There were many noisy disagreements as to what went wrong in Ghana, as I found out when I went there following Nkrumah's overthrow in 1967. Those disagreements continue, and some surfaced during the jubilee celebrations.
Former President Jerry Rawlins, who is a Nkrumahist, even refused the government's invitation to attend the celebrations, explaining that he could not share the same platform with those now in power who had "denigrated us for the last seven years and see no good in what we have done for the country."
Nkrumahists felt that not enough was done to honour the Osagyefo's role as the founding father of Ghanaian independence and as the continental African who had done most to advance the fortunes of Pan Africanism.
Notwithstanding the continuing inter-party quarrels, it does seem that Ghana has settled down politically, and that the country has passed some of the crucial "turn over tests" that western political analysts employ to determine sustainable democratic governability. The same cannot be said for Uganda which for awhile seemed to glow as a star, and it certainly cannot be said for Zimbabwe or neighbouring Liberia, Sierra Leone, Ivory Coast or Senegal, all of which also shone for a while but have since virtually collapsed. Sudan and Somalia also continue to be a nightmares as does Nigeria which recently held national elections which have been widely condemned as being seriously flawed.

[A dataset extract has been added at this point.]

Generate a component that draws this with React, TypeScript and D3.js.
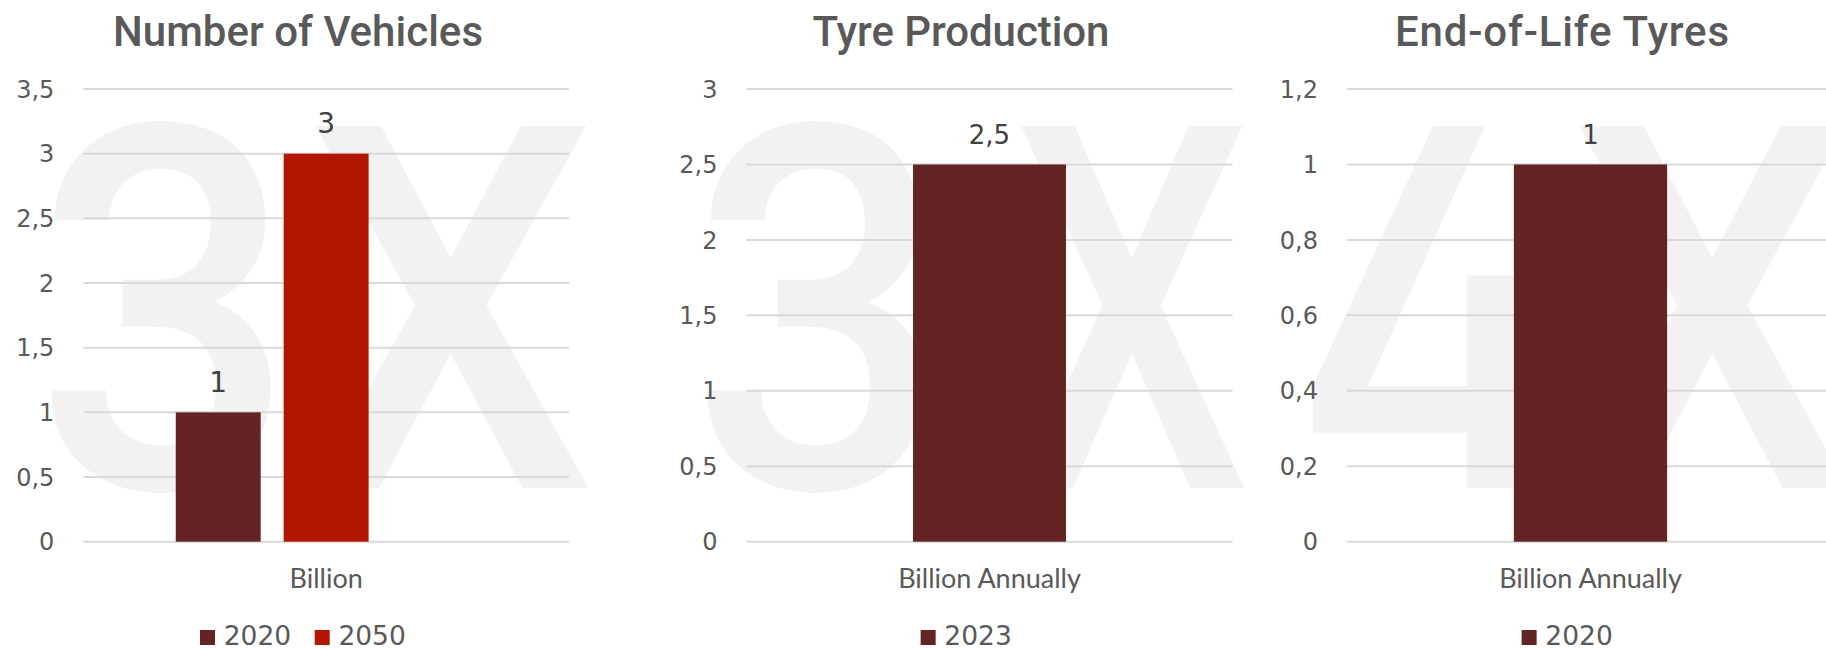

Caricom diasporic states have recently been formally recognised as the sixth regional member of the African Union (AU) which has replaced the Organisation of African Unity. The AU is committed to respecting international canons of democracy and good governance, and each member state is expected to ensure that fellow African states behave as if they were so committed. The same obligations are expected of diasporic members, and we in the Caribbean must support states like Ghana by making our voices heard when violations of these canons take place. Regrettably, Ghana was the only state which was openly critical of what was taking place in Zimbabwe and was roundly criticised for so doing by radicals who described the former Gold Coast as "the weakest link" in the African chain.
The President of Ghana however rightly pointed out that Ghana was a member of the New Economic Partnership for Economic Development, and was obligated "to work with the rest of the continent to develop Africa and its people to gain a responsible and dignified place in the mainstream of the emerging global village." One could not shout "Africa Moto" and then turn a blind eye on suffering in Zimbabwe in the name of African solidarity against the west.
This column applauds the fact that the African Parliament recently supported a motion (149 to 20) to send a fact-finding mission to Zimbabwe. The motion noted that the AU is committed to consolidating democratic institutions and ensure good governance and the rule of law, and cannot therefore be indifferent to what is taking place or refuse to do what is right.